In Texas, the Fort Worth school district also had an outdoor education center, which I only got to go to once. It covered the same type of things, but obviously only for that climate.

As for LL Bean's stuff, they have "try me" classes, which include snowshoeing, cross-country skiing, kayaking, canoeing, fly fishing, skeet shooting, mountain biking, archery, etc. Then they offer their "real" classes, like wilderness survival and Maine Guide courses. Much of my state is truly unclaimed wilderness, so it's a big deal.
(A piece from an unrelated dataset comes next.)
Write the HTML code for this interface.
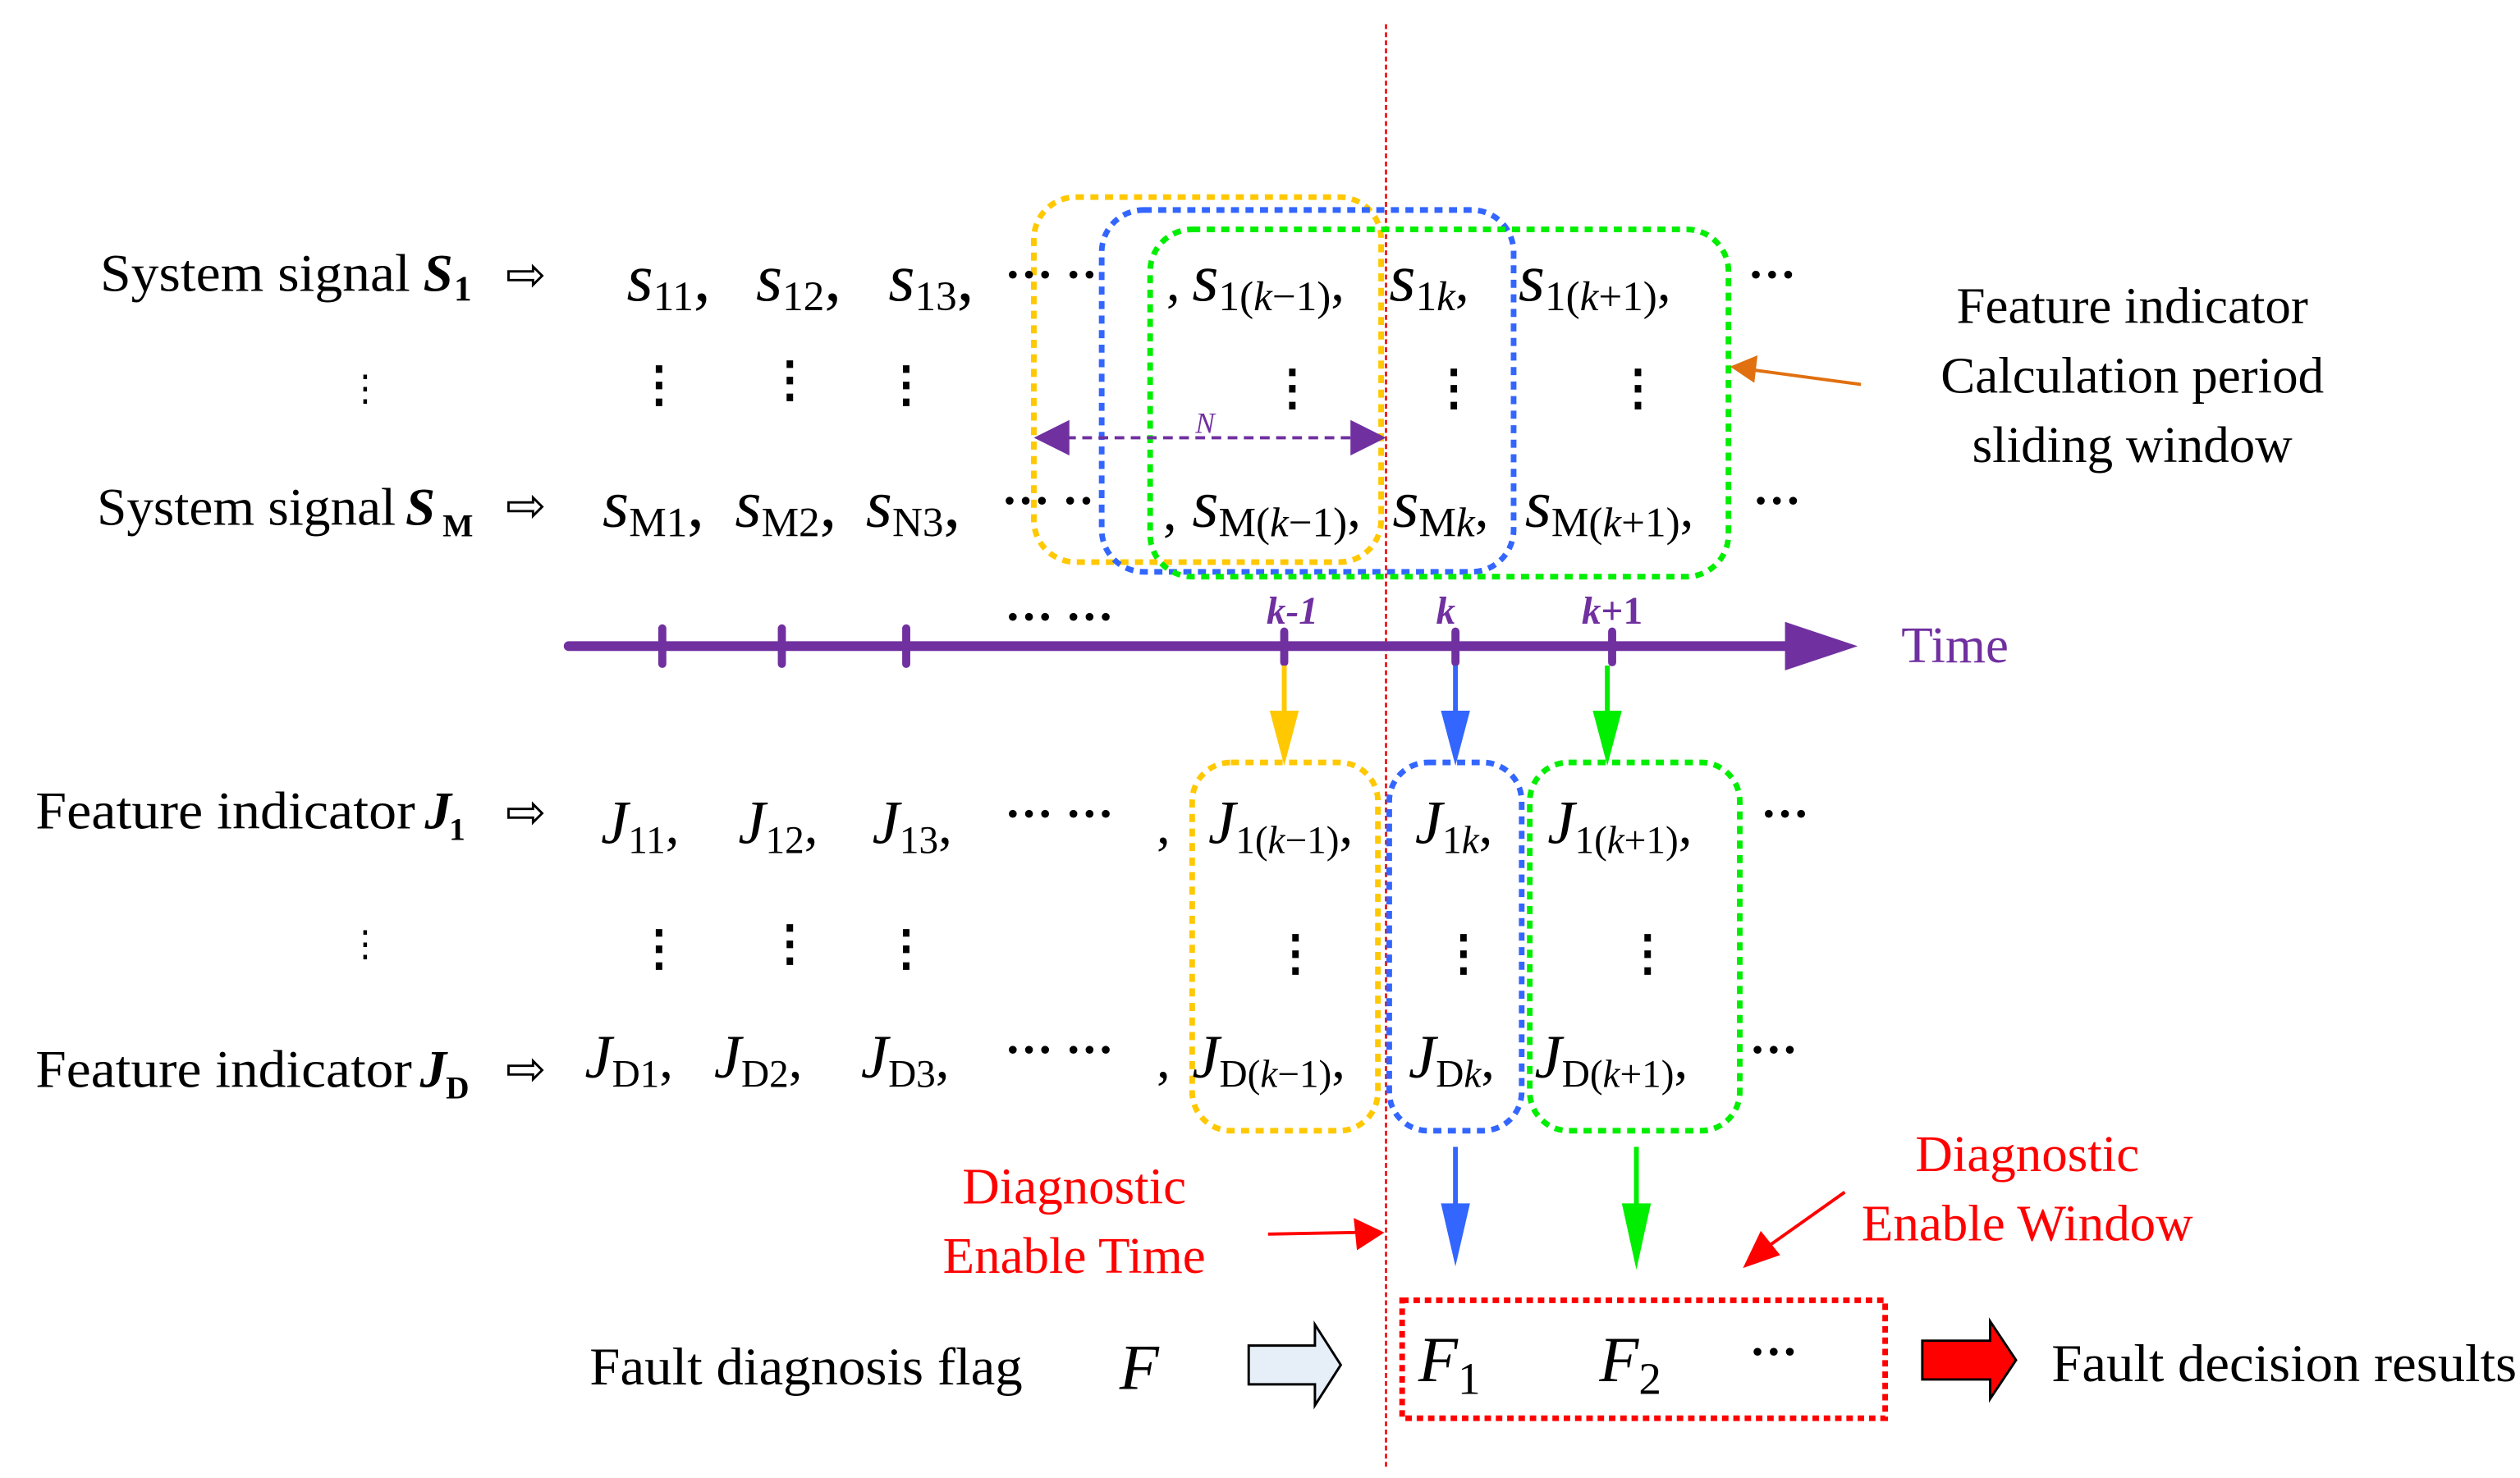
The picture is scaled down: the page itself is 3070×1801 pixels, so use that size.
<!DOCTYPE html>
<html><head><meta charset="utf-8"><style>
html,body{margin:0;padding:0;background:#fff;}
svg{display:block;}
text{font-family:"Liberation Serif",serif;}
</style></head><body>
<svg width="3070" height="1801" viewBox="0 0 1560 915" preserveAspectRatio="none" xmlns="http://www.w3.org/2000/svg">
<!-- red vertical dotted line -->
<line x1="858" y1="15" x2="858" y2="908" stroke="#e00" stroke-width="1.3" stroke-dasharray="3,2"/>

<!-- sliding windows -->
<rect x="640" y="122" width="215" height="226" rx="26" fill="none" stroke="#ffc800" stroke-width="3.5" stroke-dasharray="5,4"/>
<rect x="682" y="130" width="255" height="224" rx="26" fill="none" stroke="#3366ff" stroke-width="3.5" stroke-dasharray="5,4"/>
<rect x="712" y="142" width="358" height="215" rx="26" fill="none" stroke="#00ee00" stroke-width="3.5" stroke-dasharray="5,4"/>

<!-- N arrow -->
<line x1="660" y1="271" x2="838" y2="271" stroke="#7030a0" stroke-width="2" stroke-dasharray="6,4"/>
<polygon points="640,271 662,260 662,282" fill="#7030a0"/>
<polygon points="858,271 836,260 836,282" fill="#7030a0"/>
<text x="746" y="268" font-size="18" font-style="italic" fill="#7030a0" text-anchor="middle">N</text>

<!-- orange arrow -->
<line x1="1152" y1="238" x2="1085" y2="229" stroke="#e07010" stroke-width="2"/>
<polygon points="1071,227 1088,220 1086,237" fill="#e07010"/>

<!-- left labels S -->
<text x="62" y="180" font-size="33" textLength="192" lengthAdjust="spacingAndGlyphs">System signal</text>
<text x="262" y="180" font-size="33" font-weight="bold" font-style="italic">S</text><text x="281" y="186" font-size="22" font-weight="bold">1</text>
<text x="60" y="325" font-size="33" textLength="185" lengthAdjust="spacingAndGlyphs">System signal</text>
<text x="251" y="325" font-size="33" font-weight="bold" font-style="italic">S</text><text x="274" y="332" font-size="20" font-weight="bold">M</text>
<text x="313" y="180" font-size="30">⇨</text>
<text x="313" y="323" font-size="30">⇨</text>
<text x="215" y="248" font-size="22">⋮</text>

<!-- s row 1 -->
<g font-size="42">
<text x="388" y="186"><tspan font-style="italic">s</tspan><tspan font-size="26" dy="6">11</tspan><tspan dy="-6">,</tspan></text>
<text x="468" y="186"><tspan font-style="italic">s</tspan><tspan font-size="26" dy="6">12</tspan><tspan dy="-6">,</tspan></text>
<text x="550" y="186"><tspan font-style="italic">s</tspan><tspan font-size="26" dy="6">13</tspan><tspan dy="-6">,</tspan></text>
<text x="622" y="180" font-weight="bold" font-size="30">··· ··</text>
<text x="722" y="186" font-size="34">,</text>
<text x="738" y="186"><tspan font-style="italic">s</tspan><tspan font-size="26" dy="6">1(</tspan><tspan font-size="26" font-style="italic">k</tspan><tspan font-size="26">−1)</tspan><tspan font-size="34" dy="-6">,</tspan></text>
<text x="860" y="186"><tspan font-style="italic">s</tspan><tspan font-size="26" dy="6">1</tspan><tspan font-size="26" font-style="italic">k</tspan><tspan font-size="34" dy="-6">,</tspan></text>
<text x="940" y="186"><tspan font-style="italic">s</tspan><tspan font-size="26" dy="6">1(</tspan><tspan font-size="26" font-style="italic">k</tspan><tspan font-size="26">+1)</tspan><tspan font-size="34" dy="-6">,</tspan></text>
<text x="1082" y="180" font-weight="bold" font-size="30">···</text>
</g>
<g font-size="30" font-weight="bold">
<text x="393" y="248">⋮</text><text x="474" y="245">⋮</text><text x="546" y="248">⋮</text>
<text x="785" y="250">⋮</text><text x="885" y="250">⋮</text><text x="999" y="250">⋮</text>
</g>
<!-- s row M -->
<g font-size="42">
<text x="373" y="326"><tspan font-style="italic">s</tspan><tspan font-size="26" dy="6">M1</tspan><tspan dy="-6">,</tspan></text>
<text x="455" y="326"><tspan font-style="italic">s</tspan><tspan font-size="26" dy="6">M2</tspan><tspan dy="-6">,</tspan></text>
<text x="536" y="326"><tspan font-style="italic">s</tspan><tspan font-size="26" dy="6">N3</tspan><tspan dy="-6">,</tspan></text>
<text x="620" y="320" font-weight="bold" font-size="30">··· ··</text>
<text x="720" y="328" font-size="34">,</text>
<text x="738" y="326"><tspan font-style="italic">s</tspan><tspan font-size="26" dy="6">M(</tspan><tspan font-size="26" font-style="italic">k</tspan><tspan font-size="26">−1)</tspan><tspan font-size="34" dy="-6">,</tspan></text>
<text x="862" y="326"><tspan font-style="italic">s</tspan><tspan font-size="26" dy="6">M</tspan><tspan font-size="26" font-style="italic">k</tspan><tspan font-size="34" dy="-6">,</tspan></text>
<text x="944" y="326"><tspan font-style="italic">s</tspan><tspan font-size="26" dy="6">M(</tspan><tspan font-size="26" font-style="italic">k</tspan><tspan font-size="26">+1)</tspan><tspan font-size="34" dy="-6">,</tspan></text>
<text x="1085" y="320" font-weight="bold" font-size="30">···</text>
</g>

<!-- right text -->
<g font-size="32" text-anchor="middle">
<text x="1320" y="200">Feature indicator</text>
<text x="1320" y="243">Calculation period</text>
<text x="1320" y="286">sliding window</text>
</g>

<!-- time axis -->
<line x1="352" y1="400" x2="1110" y2="400" stroke="#7030a0" stroke-width="6" stroke-linecap="round"/>
<polygon points="1105,385 1150,400 1105,415" fill="#7030a0"/>
<g stroke="#7030a0" stroke-width="5" stroke-linecap="round">
<line x1="410" y1="389" x2="410" y2="411"/><line x1="484" y1="389" x2="484" y2="411"/><line x1="561" y1="389" x2="561" y2="411"/>
<line x1="795" y1="391" x2="795" y2="410"/><line x1="901" y1="391" x2="901" y2="410"/><line x1="998" y1="391" x2="998" y2="410"/>
</g>
<text x="622" y="392" font-weight="bold" font-size="30">··· ···</text>
<g fill="#7030a0" font-size="24" font-weight="bold" font-style="italic" text-anchor="middle">
<text x="800" y="386">k-1</text><text x="895" y="386">k</text><text x="998" y="386"><tspan>k</tspan><tspan font-style="normal">+1</tspan></text>
</g>
<text x="1177" y="410" font-size="32" fill="#7030a0">Time</text>

<!-- down arrows -->
<line x1="795" y1="412" x2="795" y2="445" stroke="#ffc800" stroke-width="3"/>
<polygon points="786,440 804,440 795,474" fill="#ffc800"/>
<line x1="901" y1="412" x2="901" y2="445" stroke="#3366ff" stroke-width="3"/>
<polygon points="892,440 910,440 901,474" fill="#3366ff"/>
<line x1="995" y1="412" x2="995" y2="445" stroke="#00ee00" stroke-width="3"/>
<polygon points="986,440 1004,440 995,474" fill="#00ee00"/>

<!-- J boxes -->
<rect x="738" y="472" width="115" height="228" rx="24" fill="none" stroke="#ffc800" stroke-width="3.5" stroke-dasharray="5,4"/>
<rect x="860" y="472" width="82" height="228" rx="24" fill="none" stroke="#3366ff" stroke-width="3.5" stroke-dasharray="5,4"/>
<rect x="947" y="472" width="130" height="228" rx="24" fill="none" stroke="#00ee00" stroke-width="3.5" stroke-dasharray="5,4"/>

<!-- J labels -->
<text x="22" y="513" font-size="33" textLength="235" lengthAdjust="spacingAndGlyphs">Feature indicator</text>
<text x="263" y="513" font-size="33" font-weight="bold" font-style="italic">J</text><text x="278" y="520" font-size="20" font-weight="bold">1</text>
<text x="22" y="673" font-size="33" textLength="233" lengthAdjust="spacingAndGlyphs">Feature indicator</text>
<text x="260" y="673" font-size="33" font-weight="bold" font-style="italic">J</text><text x="276" y="680" font-size="20" font-weight="bold">D</text>
<text x="313" y="513" font-size="30">⇨</text>
<text x="313" y="672" font-size="30">⇨</text>
<text x="215" y="592" font-size="22">⋮</text>

<g font-size="38">
<text x="372" y="522"><tspan font-style="italic">J</tspan><tspan font-size="24" dy="6">11</tspan><tspan font-size="34" dy="-6">,</tspan></text>
<text x="457" y="522"><tspan font-style="italic">J</tspan><tspan font-size="24" dy="6">12</tspan><tspan font-size="34" dy="-6">,</tspan></text>
<text x="540" y="522"><tspan font-style="italic">J</tspan><tspan font-size="24" dy="6">13</tspan><tspan font-size="34" dy="-6">,</tspan></text>
<text x="622" y="514" font-weight="bold" font-size="30">··· ···</text>
<text x="716" y="522" font-size="34">,</text>
<text x="748" y="522"><tspan font-style="italic">J</tspan><tspan font-size="24" dy="6">1(</tspan><tspan font-size="24" font-style="italic">k</tspan><tspan font-size="24">−1)</tspan><tspan font-size="34" dy="-6">,</tspan></text>
<text x="876" y="522"><tspan font-style="italic">J</tspan><tspan font-size="24" dy="6">1</tspan><tspan font-size="24" font-style="italic">k</tspan><tspan font-size="34" dy="-6">,</tspan></text>
<text x="958" y="522"><tspan font-style="italic">J</tspan><tspan font-size="24" dy="6">1(</tspan><tspan font-size="24" font-style="italic">k</tspan><tspan font-size="24">+1)</tspan><tspan font-size="34" dy="-6">,</tspan></text>
<text x="1090" y="514" font-weight="bold" font-size="30">···</text>

<text x="362" y="667"><tspan font-style="italic">J</tspan><tspan font-size="24" dy="6">D1</tspan><tspan font-size="34" dy="-6">,</tspan></text>
<text x="442" y="667"><tspan font-style="italic">J</tspan><tspan font-size="24" dy="6">D2</tspan><tspan font-size="34" dy="-6">,</tspan></text>
<text x="533" y="667"><tspan font-style="italic">J</tspan><tspan font-size="24" dy="6">D3</tspan><tspan font-size="34" dy="-6">,</tspan></text>
<text x="622" y="660" font-weight="bold" font-size="30">··· ···</text>
<text x="716" y="667" font-size="34">,</text>
<text x="738" y="667"><tspan font-style="italic">J</tspan><tspan font-size="24" dy="6">D(</tspan><tspan font-size="24" font-style="italic">k</tspan><tspan font-size="24">−1)</tspan><tspan font-size="34" dy="-6">,</tspan></text>
<text x="872" y="667"><tspan font-style="italic">J</tspan><tspan font-size="24" dy="6">D</tspan><tspan font-size="24" font-style="italic">k</tspan><tspan font-size="34" dy="-6">,</tspan></text>
<text x="950" y="667"><tspan font-style="italic">J</tspan><tspan font-size="24" dy="6">D(</tspan><tspan font-size="24" font-style="italic">k</tspan><tspan font-size="24">+1)</tspan><tspan font-size="34" dy="-6">,</tspan></text>
<text x="1083" y="660" font-weight="bold" font-size="30">···</text>
</g>
<g font-size="30" font-weight="bold">
<text x="393" y="597">⋮</text><text x="474" y="594">⋮</text><text x="546" y="597">⋮</text>
<text x="787" y="600">⋮</text><text x="891" y="600">⋮</text><text x="1005" y="600">⋮</text>
</g>

<!-- lower arrows -->
<line x1="901" y1="710" x2="901" y2="750" stroke="#3366ff" stroke-width="3"/>
<polygon points="892,745 910,745 901,784" fill="#3366ff"/>
<line x1="1013" y1="710" x2="1013" y2="750" stroke="#00ee00" stroke-width="3"/>
<polygon points="1004,745 1022,745 1013,786" fill="#00ee00"/>

<!-- red annotations -->
<g fill="#ff0000" font-size="32" text-anchor="middle">
<text x="665" y="745">Diagnostic</text>
<text x="665" y="788">Enable Time</text>
<text x="1255" y="725">Diagnostic</text>
<text x="1255" y="768">Enable Window</text>
</g>
<line x1="785" y1="764" x2="840" y2="763" stroke="#f00" stroke-width="2"/>
<polygon points="857,763 838,754 840,774" fill="#f00"/>
<line x1="1142" y1="738" x2="1094" y2="772" stroke="#f00" stroke-width="2"/>
<polygon points="1079,785 1090,762 1102,777" fill="#f00"/>

<!-- bottom row -->
<text x="365" y="857" font-size="33" textLength="268" lengthAdjust="spacingAndGlyphs">Fault diagnosis flag</text>
<text x="693" y="860" font-size="40" font-style="italic">F</text>
<polygon points="773,833 814,833 814,820 830,845 814,870 814,857 773,857" fill="#e6eef8" stroke="#000" stroke-width="1.5"/>
<rect x="868" y="805" width="299" height="73" fill="none" stroke="#f00" stroke-width="3.5" stroke-dasharray="4,3"/>
<text x="878" y="855" font-size="40"><tspan font-style="italic">F</tspan><tspan font-size="28" dy="8">1</tspan></text>
<text x="990" y="855" font-size="40"><tspan font-style="italic">F</tspan><tspan font-size="28" dy="8">2</tspan></text>
<text x="1083" y="847" font-weight="bold" font-size="30">···</text>
<polygon points="1190,830 1232,830 1232,818 1248,842 1232,866 1232,854 1190,854" fill="#ff0000" stroke="#000" stroke-width="1.5"/>
<text x="1270" y="855" font-size="33" textLength="288" lengthAdjust="spacingAndGlyphs">Fault decision results</text>
</svg>
</body></html>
I want to take the Wilderness First Responder course, but I need to figure out the funds and time.

I'm excited to see you interested in such things, as I think they are integral to the whole "education" process. (I put that in quotes because it is entirely different than "schooling.")
joyeuse13
Dec. 30th, 2009 06:32 pm (UTC)
I'm not much of a wilderness person myself, but I'll try most anything once. :) And I think it's really important to throw a lot of stuff at Z and see what sticks.
jackwabbit
Dec. 30th, 2009 06:37 pm (UTC)
Oh, you totally have to throw that spaghetti on the wall. Otherwise how will you know when he's done? *g*
ncb1
Dec. 31st, 2009 02:54 am (UTC)
For years, the LL Bean catalog contained everything on my Dad's Christmas Wish list. I still get it occasionally (to look for a present for my brother) and look at the down dog beds and real wreaths.

And the customer relations people that staff the phones are just as nice as the store clerks you describe. They go the extra mile to satisfy the customer.

Just wish I was close enough to take some of the classes though.

jackwabbit
Dec. 31st, 2009 03:20 am (UTC)
Oh! I forgot about the wreaths! They didn't have any this year (most likely because I was there on December 23), but last year every shopper got a free wreath! They hand them out at the door as you leave! And I've heard that about the phone staffers, etc. They just really do go the extra mile, it seems, and yeah... it's a one stop shop for hubby holiday shopping.